Iglesias Had Varied Critics During Career
-snip-
In 2005, Doña Ana County District Attorney Susana Martinez had a nearly beheaded teenage corpse on a ditch bank.
In 2006, Bernalillo County Sheriff Darren White had a deputy dead in the East Mountains.
Federal law enforcement agencies led by the FBI were there to help.
But Martinez and White said they had to kick and scream to get the attention of the U.S. Attorney's Office, run by fellow Republican David Iglesias.
Martinez threatened to go to the president of the United States to get help in her case. It worked, and federal prosecutors took over the drug-related kidnapping and homicide.
The article includes a laundry list of malfeasance by Iglesias.
Yep, similar story with another ‘favorite’ - Carol Lam of California (San Diego office) - Dianne Feinstein sent letters to DoJ complaining about her lack of prosecutions, then promptly ‘forgot’ about that...

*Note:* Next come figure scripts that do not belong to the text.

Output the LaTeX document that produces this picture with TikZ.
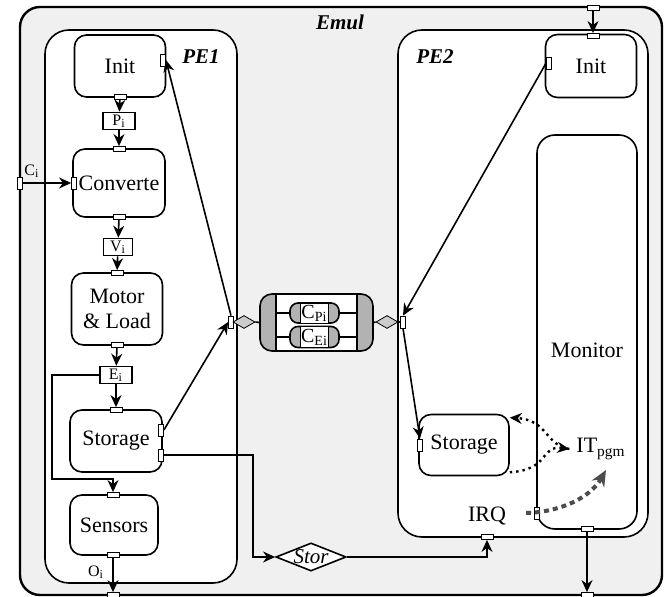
\documentclass[tikz,border=0pt]{standalone}
\usepackage{fontspec}
\setmainfont{Liberation Serif}
\usetikzlibrary{arrows.meta,shapes.geometric}

\tikzset{
  block/.style={draw, thick, rounded corners=6pt, fill=white, align=center,
    inner sep=1pt, font=\fontsize{11}{12.5}\selectfont},
  datum/.style={draw, thick, fill=white, inner sep=1pt, minimum height=8.5pt,
    font=\fontsize{8}{9}\selectfont},
  hport/.style={draw, fill=white, minimum width=6pt, minimum height=2.5pt, inner sep=0pt},
  vport/.style={draw, fill=white, minimum width=2.5pt, minimum height=6pt, inner sep=0pt},
  flow/.style={thick, -{Stealth[length=6pt,width=5.5pt]}},
  title/.style={font=\fontsize{10.5}{12}\selectfont\bfseries\itshape},
  capsule/.style={draw, thick, fill=gray!60, rounded corners=6pt, inner sep=0pt},
  link/.style={draw, diamond, fill=gray!40, minimum width=11pt, minimum height=6.5pt,
    inner sep=0pt},
}

\begin{document}
\begin{tikzpicture}[x=0.5pt,y=-0.5pt]
\useasboundingbox (0,0) rectangle (669,597);

% Draw the containers
\draw[very thick, rounded corners=10pt, fill=gray!12] (20,7) rectangle (662,595);
\draw[thick, rounded corners=12pt, fill=white] (45,30) rectangle (237,583);
\draw[thick, rounded corners=12pt, fill=white] (398,30) rectangle (648,537);
\draw[thick, rounded corners=9pt] (537,135) rectangle (637,529);

% Labels of the containers
\node[title] (emul) at (340,22) {Emul};
\node[title] (pe1) at (201,57) {PE1};
\node[title] (pe2) at (435,57) {PE2};
\node[font=\fontsize{11}{12.5}\selectfont] (mon) at (587,350) {Monitor};

% Blocks of PE1
\node[block, minimum width=45.5pt, minimum height=31pt] (init1) at (120,66) {Init};
\node[block, minimum width=46pt, minimum height=34pt] (conv) at (119,183) {Converte};
\node[block, minimum width=45.5pt, minimum height=36pt] (motor) at (117,309) {Motor\\\& Load};
\node[block, minimum width=46pt, minimum height=31pt] (stor1) at (116,441) {Storage};
\node[block, minimum width=44pt, minimum height=30pt] (sens) at (114,525) {Sensors};

% Data between the blocks
\node[datum, minimum width=16pt] (pi) at (119,121) {P\textsubscript{i}};
\node[datum, minimum width=14.5pt] (vi) at (118,247) {V\textsubscript{i}};
\node[datum, minimum width=16pt] (ei) at (116,375) {E\textsubscript{i}};

% Blocks of PE2
\node[block, minimum width=45.5pt, minimum height=31.5pt] (init2) at (591,66) {Init};
\node[block, minimum width=45pt, minimum height=30.5pt] (stor2) at (464,445) {Storage};

% Ports
\foreach \n/\x/\y in {pinit1s/120/97, pconvn/119/149, pconvs/119/217, pmotn/117/273,
    pmots/117/345, pstor1n/116/410, psensn/113/495, psenss/113/555, poi/113/595,
    pinit2n/593/36, pemn/593/8, pirq/487/537, pmons/587/529, pems/587/595}
  \node[hport] (\n) at (\x,\y) {};
\foreach \n/\x/\y in {pci/20/183, pconvw/74/183, pinit1e/163/60, pstor1a/161/430,
    pstor1b/161/455, ppe1e/231/322, ppe2w/403/322, pinit2w/549/63, pstor2w/420/445,
    pmonw/537/513}
  \node[vport] (\n) at (\x,\y) {};

% Flow through PE1
\draw[flow] (pinit1s) -- (pi);
\draw[flow] (pi) -- (pconvn);
\draw[flow] (pconvs) -- (vi);
\draw[flow] (vi) -- (pmotn);
\draw[flow] (pmots) -- (ei);
\draw[flow] (ei) -- (pstor1n);
\draw[flow] (pci.east) -- (pconvw.west);
\node[font=\fontsize{8}{9}\selectfont] (ci) at (32,171) {C\textsubscript{i}};
\coordinate (loop) at (52,479);
\draw[flow] (ei.west) -| (loop) -| (psensn.north);
\draw[flow] (psenss) -- (poi);
\node[font=\fontsize{8}{9}\selectfont] (oi) at (96,572) {O\textsubscript{i}};
\draw[flow] (pstor1a.east) -- (ppe1e.west);
\draw[flow] (ppe1e.north) -- (pinit1e.east);

% The channel between PE1 and PE2
\node[capsule, minimum width=56.5pt, minimum height=28.5pt] (chan) at (316.5,322.5) {};
\node[draw, thick, fill=white, minimum width=40.5pt, minimum height=28.5pt, inner sep=0pt]
  (chanin) at (chan) {};
\node[capsule, rounded corners=4pt, minimum width=24.5pt, minimum height=10pt] (cpo) at (314.5,313) {};
\node[draw, fill=white, minimum width=14pt, minimum height=10pt, inner sep=0pt,
  font=\fontsize{10}{10}\selectfont] (cp) at (cpo) {C\textsubscript{Pi}};
\node[capsule, rounded corners=4pt, minimum width=24.5pt, minimum height=10.5pt] (ceo) at (314.5,337) {};
\node[draw, fill=white, minimum width=14pt, minimum height=10.5pt, inner sep=0pt,
  font=\fontsize{10}{10}\selectfont] (ce) at (ceo) {C\textsubscript{Ei}};
\foreach \c in {cpo,ceo} {
  \draw[thick] (chanin.west |- \c) -- (\c.west);
  \draw[thick] (\c.east) -- (chanin.east |- \c);
}
\node[link] (dl) at (244,322) {};
\node[link] (dr) at (387,322) {};
\draw[thick] (ppe1e.east) -- (dl.west);
\draw[thick] (dl.east) -- (chan.west);
\draw[thick] (chan.east) -- (dr.west);
\draw[thick] (dr.east) -- (ppe2w.west);

% Storage of PE1 to the IRQ of PE2
\node[draw, thick, diamond, aspect=2.5, fill=white, minimum width=35pt, minimum height=14pt,
  inner sep=0pt, font=\fontsize{10.5}{12}\selectfont\itshape] (stor) at (311,557) {Stor};
\coordinate (bend) at (253,557);
\draw[flow] (pstor1b.east) -| (bend) -- (stor.west);
\draw[flow] (stor.east) -| (pirq.south);
\node[font=\fontsize{11}{12.5}\selectfont] (irq) at (487,516) {IRQ};

% Flow through PE2
\draw[flow] (pemn) -- (pinit2n);
\draw[flow] (pinit2w.west) -- (ppe2w.north);
\draw[flow] (ppe2w.south) -- (pstor2w.north);
\draw[flow] (pmons) -- (pems);
\node[font=\fontsize{11}{12.5}\selectfont] (it) at (601,449) {IT\textsubscript{pgm}};
\draw[flow, very thick, dotted] (it.west) .. controls (545,445) and (548,420) .. ([yshift=-2pt]stor2.north east);
\draw[flow, very thick, dotted] ([yshift=2pt]stor2.south east) .. controls (550,470) and (540,445) .. (it.west);
\coordinate (itend) at (606,470);
\draw[line width=2pt, dash pattern=on 2.5pt off 2pt, gray!60!black,
  -{Stealth[length=8pt,width=7pt]}] ([xshift=-4pt]pmonw.west) .. controls (560,512) and (590,498) .. (itend);

\end{tikzpicture}
\end{document}
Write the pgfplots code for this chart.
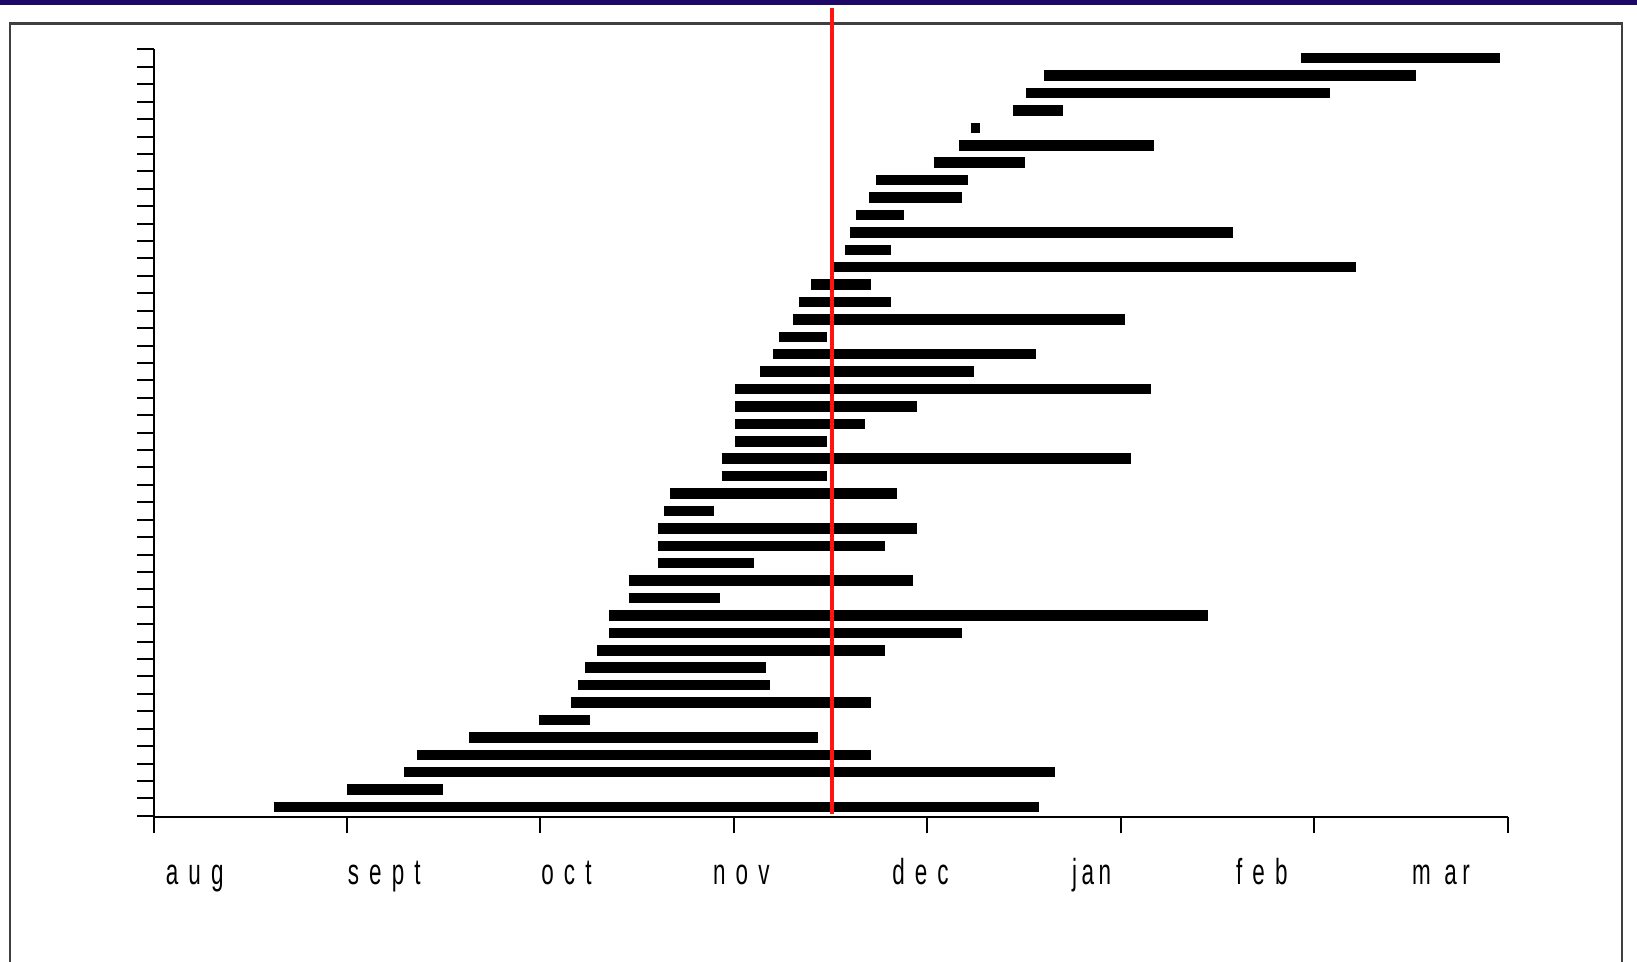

Immunity for what? The only people that did anything wrong were the attorney’s that got fired.
Goodling has said she would take the fifth if subpoenaed, IMO to avoid a perjury trap like the one that nailed Scooter. This is the dems way to force her to testify...I hope her attorney is smart enough to suggest she answer “I don’t remember” ala Hillary if she can’t dodge that bullet.
Fine. Give me immunity. I just don’t remember, I don’t know for sure, Can’t recall, lost my notebook, etc.